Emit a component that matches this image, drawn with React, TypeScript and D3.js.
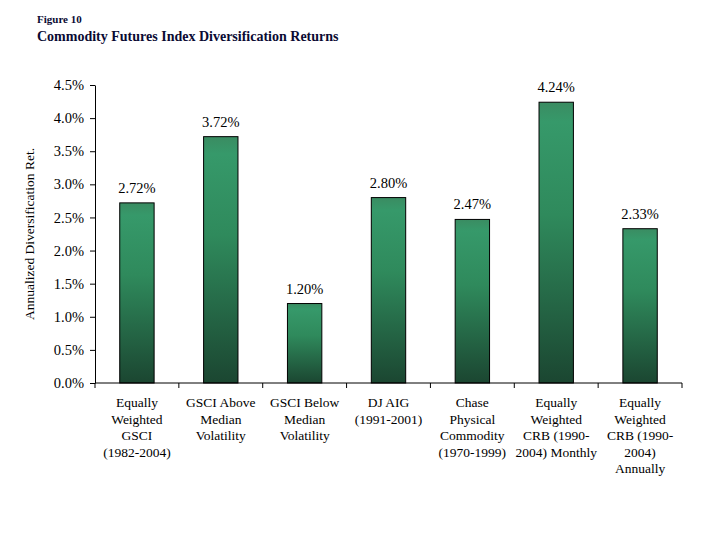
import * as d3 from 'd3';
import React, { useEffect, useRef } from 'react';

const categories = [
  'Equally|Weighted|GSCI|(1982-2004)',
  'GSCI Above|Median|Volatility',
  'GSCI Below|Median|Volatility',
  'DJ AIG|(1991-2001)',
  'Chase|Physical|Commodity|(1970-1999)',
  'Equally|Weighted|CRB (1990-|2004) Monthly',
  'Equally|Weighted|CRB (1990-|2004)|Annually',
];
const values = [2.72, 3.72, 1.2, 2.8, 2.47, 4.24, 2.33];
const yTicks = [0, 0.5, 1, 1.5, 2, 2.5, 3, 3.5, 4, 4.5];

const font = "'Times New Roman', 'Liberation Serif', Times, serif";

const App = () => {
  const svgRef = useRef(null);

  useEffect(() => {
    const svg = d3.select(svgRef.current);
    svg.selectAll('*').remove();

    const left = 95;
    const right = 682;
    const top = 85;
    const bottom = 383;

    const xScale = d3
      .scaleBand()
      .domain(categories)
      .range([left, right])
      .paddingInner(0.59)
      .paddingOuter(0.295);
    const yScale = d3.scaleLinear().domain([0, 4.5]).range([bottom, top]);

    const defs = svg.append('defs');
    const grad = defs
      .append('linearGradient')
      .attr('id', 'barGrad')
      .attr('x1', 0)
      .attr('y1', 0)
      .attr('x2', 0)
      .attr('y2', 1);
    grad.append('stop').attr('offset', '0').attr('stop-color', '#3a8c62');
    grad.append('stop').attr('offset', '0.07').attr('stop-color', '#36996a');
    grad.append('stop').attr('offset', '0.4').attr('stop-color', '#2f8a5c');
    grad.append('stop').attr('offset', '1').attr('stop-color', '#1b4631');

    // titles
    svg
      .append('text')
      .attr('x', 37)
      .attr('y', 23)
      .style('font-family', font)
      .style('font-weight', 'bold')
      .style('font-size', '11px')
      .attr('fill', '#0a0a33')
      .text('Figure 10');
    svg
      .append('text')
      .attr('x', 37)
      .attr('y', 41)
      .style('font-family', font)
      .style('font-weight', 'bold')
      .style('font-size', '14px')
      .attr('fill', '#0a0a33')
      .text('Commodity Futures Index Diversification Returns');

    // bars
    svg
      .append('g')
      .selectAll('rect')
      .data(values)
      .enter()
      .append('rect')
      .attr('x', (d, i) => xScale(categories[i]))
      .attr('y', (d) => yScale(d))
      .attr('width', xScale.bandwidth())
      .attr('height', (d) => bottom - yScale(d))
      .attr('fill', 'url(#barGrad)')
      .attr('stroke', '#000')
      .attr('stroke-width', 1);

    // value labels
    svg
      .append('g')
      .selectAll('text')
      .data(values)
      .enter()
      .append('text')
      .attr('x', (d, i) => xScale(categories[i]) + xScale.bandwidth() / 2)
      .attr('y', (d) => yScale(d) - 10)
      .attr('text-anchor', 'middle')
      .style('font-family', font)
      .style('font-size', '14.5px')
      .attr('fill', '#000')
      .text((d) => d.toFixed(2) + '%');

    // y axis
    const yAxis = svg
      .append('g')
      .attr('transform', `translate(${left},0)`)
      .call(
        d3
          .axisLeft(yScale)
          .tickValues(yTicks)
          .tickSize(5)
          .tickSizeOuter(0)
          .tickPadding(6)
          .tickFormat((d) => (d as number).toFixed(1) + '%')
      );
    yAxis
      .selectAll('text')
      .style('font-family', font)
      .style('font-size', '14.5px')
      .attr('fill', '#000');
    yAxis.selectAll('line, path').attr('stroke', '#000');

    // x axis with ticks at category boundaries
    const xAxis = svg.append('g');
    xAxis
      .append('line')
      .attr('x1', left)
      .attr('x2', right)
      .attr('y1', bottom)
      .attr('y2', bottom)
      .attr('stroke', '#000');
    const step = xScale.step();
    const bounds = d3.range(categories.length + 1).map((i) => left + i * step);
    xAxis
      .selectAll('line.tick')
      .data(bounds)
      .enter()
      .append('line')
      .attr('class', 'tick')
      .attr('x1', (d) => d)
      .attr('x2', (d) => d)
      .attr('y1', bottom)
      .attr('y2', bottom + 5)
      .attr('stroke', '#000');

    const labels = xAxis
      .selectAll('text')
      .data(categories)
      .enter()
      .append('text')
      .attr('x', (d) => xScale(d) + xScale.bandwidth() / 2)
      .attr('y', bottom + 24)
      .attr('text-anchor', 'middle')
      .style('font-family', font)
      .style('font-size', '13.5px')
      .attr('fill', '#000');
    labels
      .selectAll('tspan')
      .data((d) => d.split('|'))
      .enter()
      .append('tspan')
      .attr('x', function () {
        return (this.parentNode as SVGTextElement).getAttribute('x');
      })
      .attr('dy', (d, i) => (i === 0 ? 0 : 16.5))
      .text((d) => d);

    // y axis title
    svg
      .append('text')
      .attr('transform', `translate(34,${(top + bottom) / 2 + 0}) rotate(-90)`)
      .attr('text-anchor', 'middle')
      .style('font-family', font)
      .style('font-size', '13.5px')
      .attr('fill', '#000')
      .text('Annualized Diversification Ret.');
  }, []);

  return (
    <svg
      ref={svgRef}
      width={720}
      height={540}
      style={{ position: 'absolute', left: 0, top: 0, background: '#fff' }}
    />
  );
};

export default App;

┄┄┄┄┄┄┄┄┄┄┄┄┄┄┄┄┄┄┄┄

• SHORT TASK:
Set the lines above down again, word for word, from the first through the one containing "3.5, 4, 4.5];"; pictures excluded.

• IN RESPONSE:
Emit a component that matches this image, drawn with React, TypeScript and D3.js.
import * as d3 from 'd3';
import React, { useEffect, useRef } from 'react';

const categories = [
  'Equally|Weighted|GSCI|(1982-2004)',
  'GSCI Above|Median|Volatility',
  'GSCI Below|Median|Volatility',
  'DJ AIG|(1991-2001)',
  'Chase|Physical|Commodity|(1970-1999)',
  'Equally|Weighted|CRB (1990-|2004) Monthly',
  'Equally|Weighted|CRB (1990-|2004)|Annually',
];
const values = [2.72, 3.72, 1.2, 2.8, 2.47, 4.24, 2.33];
const yTicks = [0, 0.5, 1, 1.5, 2, 2.5, 3, 3.5, 4, 4.5];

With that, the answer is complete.